Wrapping up the week in terms of GÉANT community involvement for T&I, Sustainability in Federated Identity Services – Global and Local  looked at sustainability at eduGAIN, eduroam and national level (SURFconext), how new groups of users can be served and at how this is all managed to ensure innovation can happen but that balance and fairness in a distributed environment is preserved.

Besides the main programme sessions, several Bird of a Feather (BoF) meetings in the T&I  area were organised, covering TIER products like Grouper and CoManage, but also on OpenID Connect. For the latter BoF, the attendees discussed next steps based on the Internet2 OIDC survey results. Two aspects were particularly important: on the one hand the building of support in TIER products in a sustainable way and on the other hand the need for standardisation. Standardisation covers both the need for sector specific assertions as well the support in OIDC for multilateral identity federations, which applies to the majority of the R&E federations. Conclusion is that uptake of OIDC will take it’s place as (another) technology to support federated identity, yet the road to a critical mass of coveragewill take considerable time. GÉANT is actively supporting both the OIDC federation standardisation, and implementation of OIDC in key software such as Shibboleth.

Alongside the main programme, the eduGAIN SG held a face to face open meeting which was well attended, with 28 individuals in the room and 9 remotely.
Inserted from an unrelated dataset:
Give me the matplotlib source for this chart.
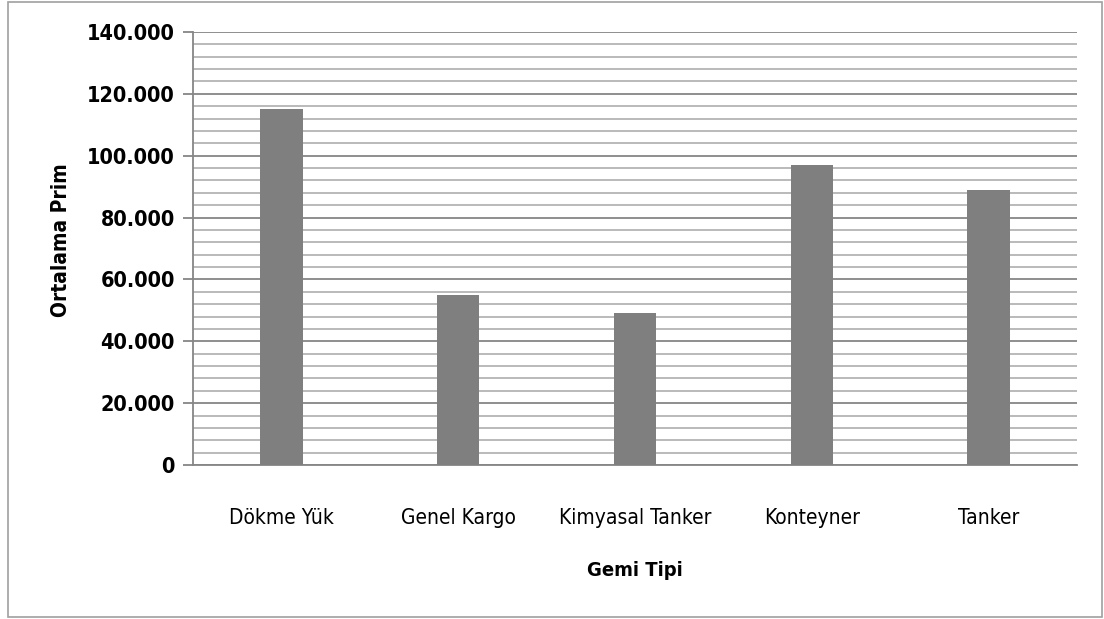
import numpy as np
import matplotlib
matplotlib.use("Agg")
import matplotlib.pyplot as plt
from matplotlib.ticker import MultipleLocator, FuncFormatter
from matplotlib.patches import Rectangle

categories = ["Dökme Yük", "Genel Kargo", "Kimyasal Tanker", "Konteyner", "Tanker"]
values = [115000, 55000, 49000, 97000, 89000]
y_ticks = [0, 20000, 40000, 60000, 80000, 100000, 120000, 140000]

plt.rcParams['font.family'] = ['DejaVu Sans']
plt.rcParams['font.stretch'] = 'condensed'

fig = plt.figure(figsize=(11.04, 6.19), dpi=100)
ax = fig.add_axes([193/1104, 1 - 465/619, (1077-193)/1104, (465-32)/619])

# outer chart frame
fig.patches.append(Rectangle((8/1104, 2/619), 1094/1104, 615/619, transform=fig.transFigure,
                             fill=False, edgecolor='#a0a0a0', linewidth=1.2))

x = np.arange(len(categories))
ax.bar(x, values, width=0.24, color='#7f7f7f', zorder=3)

ax.set_xlim(-0.5, len(categories) - 0.5)
ax.set_ylim(0, 140000)
ax.set_yticks(y_ticks)
ax.yaxis.set_minor_locator(MultipleLocator(4000))
ax.yaxis.set_major_formatter(FuncFormatter(lambda v, p: "0" if v == 0 else f"{v:,.0f}".replace(",", ".")))
ax.grid(which='major', axis='y', color='#868686', linewidth=1.3, zorder=0)
ax.grid(which='minor', axis='y', color='#b4b4b4', linewidth=1.3, zorder=0)

for side in ['top', 'right']:
    ax.spines[side].set_visible(False)
ax.spines['left'].set_color('#868686')
ax.spines['left'].set_linewidth(1.3)
ax.spines['bottom'].set_color('#868686')
ax.spines['bottom'].set_linewidth(1.3)

ax.tick_params(axis='y', which='major', length=7, color='#868686', width=1.3, labelsize=15.5, pad=6)
ax.tick_params(axis='y', which='minor', length=0)
ax.tick_params(axis='x', length=0, labelsize=15, pad=31)
ax.set_xticks(x)
ax.set_xticklabels(categories)
for lbl in ax.get_yticklabels():
    lbl.set_fontweight('bold')
for lbl in ax.get_xticklabels():
    lbl.set_fontweight('medium')

ax.set_xlabel("Gemi Tipi", fontsize=14.5, fontweight='bold', labelpad=24)
ax.set_ylabel("Ortalama Prim", fontsize=15, fontweight='bold')
ax.yaxis.set_label_coords(-0.138, 0.52)

fig.savefig("out.png", dpi=100)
Representatives from the US, Europe, Latin America and Asia-Pacific were joined by research groups and campuses. The successful adoption of version 3 of the eduGAIN Constitution was announced, which reflects the operational developments of eduGAIN over the past five years, and prepares for future technology, common practice and governance evolution.

The Shibboleth Consortium also held an open meeting at which the relationship with TIER was discussed, and the future evolution and sustainability of a key piece of infrastructure for thousands of campuses and service providers were emphasised as critical for participants.